Standardisation and normalization

CategoriesData

Standardization and normalization are two common techniques used in the preprocessing of data in machine learning and statistics. While they are related, they have distinct purposes and methods.

Standardization

Purpose:

  • The main goal of standardization is to rescale the features so that they have a mean of 0 and a standard deviation of 1.
  • It is particularly useful when the features in the dataset have different units or scales.
  • In some models, such as linear regression, it enables comparison of coefficients (parameters determining the effect of specific input features).

Effect:

  • After standardization, the features will have a similar scale, making it easier for algorithms that rely on distance metrics (such as k-nearest neighbors or support vector machines) to perform well.
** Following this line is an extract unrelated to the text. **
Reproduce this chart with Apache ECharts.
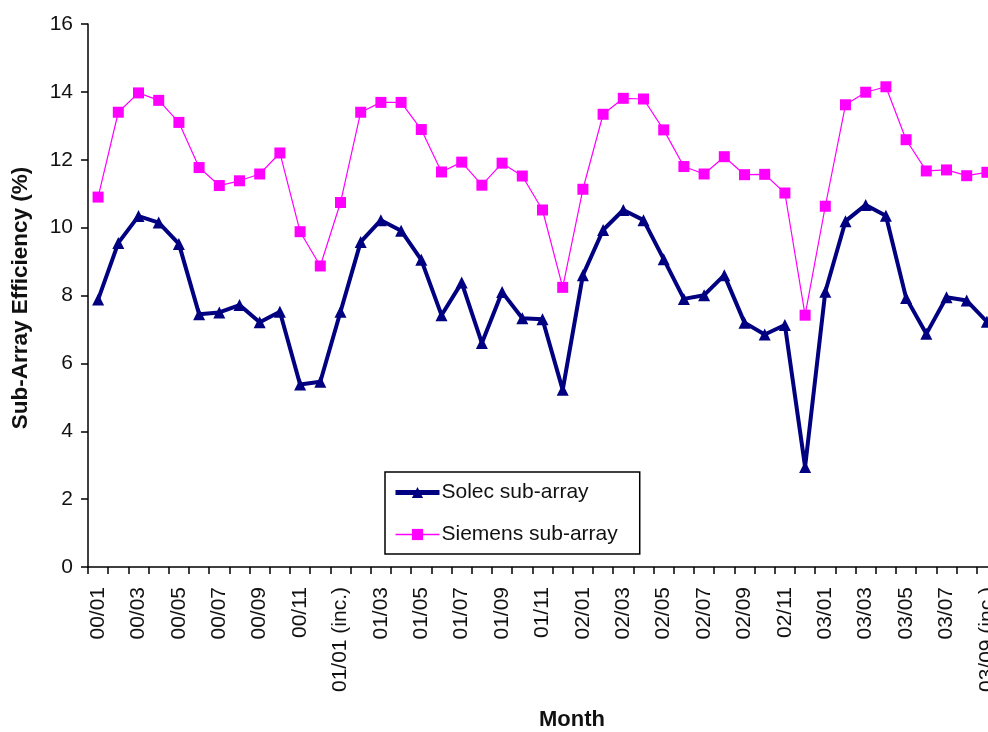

This may also enhance learning and assist interpretability of features as described above.
  • It does not guarantee that the data is within a specific range.

Normalization

Purpose:

  • Normalization, on the other hand, aims to scale the features in a dataset to a specific range, usually between 0 and 1.
  • It is beneficial when the features have different ranges or when the algorithm used is sensitive to (or relies on) the magnitude of the features.

Effect:

  • After normalization, all features will be constrained to a specific range, making it particularly useful for algorithms that require input values to be within a certain interval, like neural networks.

Summary

Both standardization and normalization are preprocessing techniques that aim to make the data more suitable for machine learning algorithms. The choice between them depends on the specific requirements of the algorithm being used and the characteristics of the data.

If wishing to intrepret the relative magnitude of input features in Causal Wizard results, you should ensure your data is standardised before uploading it.